INFORMATION PROVIDED:
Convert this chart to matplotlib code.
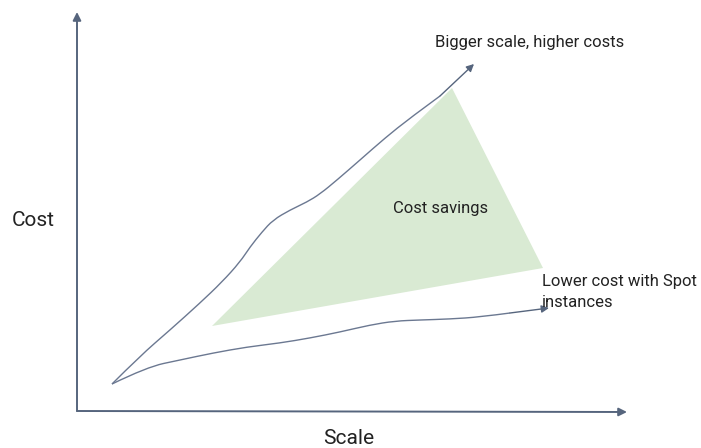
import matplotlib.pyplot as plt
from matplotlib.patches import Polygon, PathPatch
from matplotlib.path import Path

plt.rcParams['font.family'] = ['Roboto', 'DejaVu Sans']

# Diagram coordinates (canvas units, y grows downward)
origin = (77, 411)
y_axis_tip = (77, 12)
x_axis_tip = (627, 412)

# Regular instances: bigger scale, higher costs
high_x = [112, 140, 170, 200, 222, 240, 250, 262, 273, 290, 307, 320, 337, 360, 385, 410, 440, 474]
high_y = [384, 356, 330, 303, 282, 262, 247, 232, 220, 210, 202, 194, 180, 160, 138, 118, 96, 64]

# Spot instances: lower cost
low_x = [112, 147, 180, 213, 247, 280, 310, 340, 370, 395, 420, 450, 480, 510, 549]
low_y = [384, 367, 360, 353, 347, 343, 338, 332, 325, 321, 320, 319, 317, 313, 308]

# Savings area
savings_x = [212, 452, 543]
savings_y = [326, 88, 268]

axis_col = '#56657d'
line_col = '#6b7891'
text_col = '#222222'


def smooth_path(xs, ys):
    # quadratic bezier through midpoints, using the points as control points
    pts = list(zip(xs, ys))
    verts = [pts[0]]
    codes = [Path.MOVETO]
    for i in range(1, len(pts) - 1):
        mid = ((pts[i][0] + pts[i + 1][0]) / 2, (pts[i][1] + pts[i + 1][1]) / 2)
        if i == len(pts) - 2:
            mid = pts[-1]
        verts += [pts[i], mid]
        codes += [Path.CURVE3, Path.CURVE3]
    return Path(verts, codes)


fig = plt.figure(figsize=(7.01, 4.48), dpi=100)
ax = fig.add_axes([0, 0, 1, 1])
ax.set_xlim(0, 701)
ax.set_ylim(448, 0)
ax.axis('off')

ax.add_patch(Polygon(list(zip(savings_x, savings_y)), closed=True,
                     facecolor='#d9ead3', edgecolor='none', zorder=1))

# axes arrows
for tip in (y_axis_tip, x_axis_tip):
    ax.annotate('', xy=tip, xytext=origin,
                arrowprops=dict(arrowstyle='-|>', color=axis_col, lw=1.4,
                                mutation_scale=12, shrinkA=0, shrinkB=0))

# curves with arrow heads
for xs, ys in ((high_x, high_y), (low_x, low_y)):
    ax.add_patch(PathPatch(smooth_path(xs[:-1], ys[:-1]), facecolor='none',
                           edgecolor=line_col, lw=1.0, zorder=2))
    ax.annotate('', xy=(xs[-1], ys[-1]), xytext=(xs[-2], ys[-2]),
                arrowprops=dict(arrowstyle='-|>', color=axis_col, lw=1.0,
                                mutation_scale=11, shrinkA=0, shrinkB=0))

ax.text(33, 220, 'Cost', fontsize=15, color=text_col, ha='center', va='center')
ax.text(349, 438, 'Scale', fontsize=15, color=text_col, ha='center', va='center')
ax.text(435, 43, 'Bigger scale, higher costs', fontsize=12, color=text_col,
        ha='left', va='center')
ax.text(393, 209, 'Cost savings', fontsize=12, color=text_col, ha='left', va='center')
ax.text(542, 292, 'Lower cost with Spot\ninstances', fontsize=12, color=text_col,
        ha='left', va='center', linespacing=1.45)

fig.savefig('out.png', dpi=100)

WHAT YOU NEED TO DO: Quote the material in full and exactly; do not carry over its pictures.

CORRECT ANSWER:
Convert this chart to matplotlib code.
import matplotlib.pyplot as plt
from matplotlib.patches import Polygon, PathPatch
from matplotlib.path import Path

plt.rcParams['font.family'] = ['Roboto', 'DejaVu Sans']

# Diagram coordinates (canvas units, y grows downward)
origin = (77, 411)
y_axis_tip = (77, 12)
x_axis_tip = (627, 412)

# Regular instances: bigger scale, higher costs
high_x = [112, 140, 170, 200, 222, 240, 250, 262, 273, 290, 307, 320, 337, 360, 385, 410, 440, 474]
high_y = [384, 356, 330, 303, 282, 262, 247, 232, 220, 210, 202, 194, 180, 160, 138, 118, 96, 64]

# Spot instances: lower cost
low_x = [112, 147, 180, 213, 247, 280, 310, 340, 370, 395, 420, 450, 480, 510, 549]
low_y = [384, 367, 360, 353, 347, 343, 338, 332, 325, 321, 320, 319, 317, 313, 308]

# Savings area
savings_x = [212, 452, 543]
savings_y = [326, 88, 268]

axis_col = '#56657d'
line_col = '#6b7891'
text_col = '#222222'


def smooth_path(xs, ys):
    # quadratic bezier through midpoints, using the points as control points
    pts = list(zip(xs, ys))
    verts = [pts[0]]
    codes = [Path.MOVETO]
    for i in range(1, len(pts) - 1):
        mid = ((pts[i][0] + pts[i + 1][0]) / 2, (pts[i][1] + pts[i + 1][1]) / 2)
        if i == len(pts) - 2:
            mid = pts[-1]
        verts += [pts[i], mid]
        codes += [Path.CURVE3, Path.CURVE3]
    return Path(verts, codes)


fig = plt.figure(figsize=(7.01, 4.48), dpi=100)
ax = fig.add_axes([0, 0, 1, 1])
ax.set_xlim(0, 701)
ax.set_ylim(448, 0)
ax.axis('off')

ax.add_patch(Polygon(list(zip(savings_x, savings_y)), closed=True,
                     facecolor='#d9ead3', edgecolor='none', zorder=1))

# axes arrows
for tip in (y_axis_tip, x_axis_tip):
    ax.annotate('', xy=tip, xytext=origin,
                arrowprops=dict(arrowstyle='-|>', color=axis_col, lw=1.4,
                                mutation_scale=12, shrinkA=0, shrinkB=0))

# curves with arrow heads
for xs, ys in ((high_x, high_y), (low_x, low_y)):
    ax.add_patch(PathPatch(smooth_path(xs[:-1], ys[:-1]), facecolor='none',
                           edgecolor=line_col, lw=1.0, zorder=2))
    ax.annotate('', xy=(xs[-1], ys[-1]), xytext=(xs[-2], ys[-2]),
                arrowprops=dict(arrowstyle='-|>', color=axis_col, lw=1.0,
                                mutation_scale=11, shrinkA=0, shrinkB=0))

ax.text(33, 220, 'Cost', fontsize=15, color=text_col, ha='center', va='center')
ax.text(349, 438, 'Scale', fontsize=15, color=text_col, ha='center', va='center')
ax.text(435, 43, 'Bigger scale, higher costs', fontsize=12, color=text_col,
        ha='left', va='center')
ax.text(393, 209, 'Cost savings', fontsize=12, color=text_col, ha='left', va='center')
ax.text(542, 292, 'Lower cost with Spot\ninstances', fontsize=12, color=text_col,
        ha='left', va='center', linespacing=1.45)

fig.savefig('out.png', dpi=100)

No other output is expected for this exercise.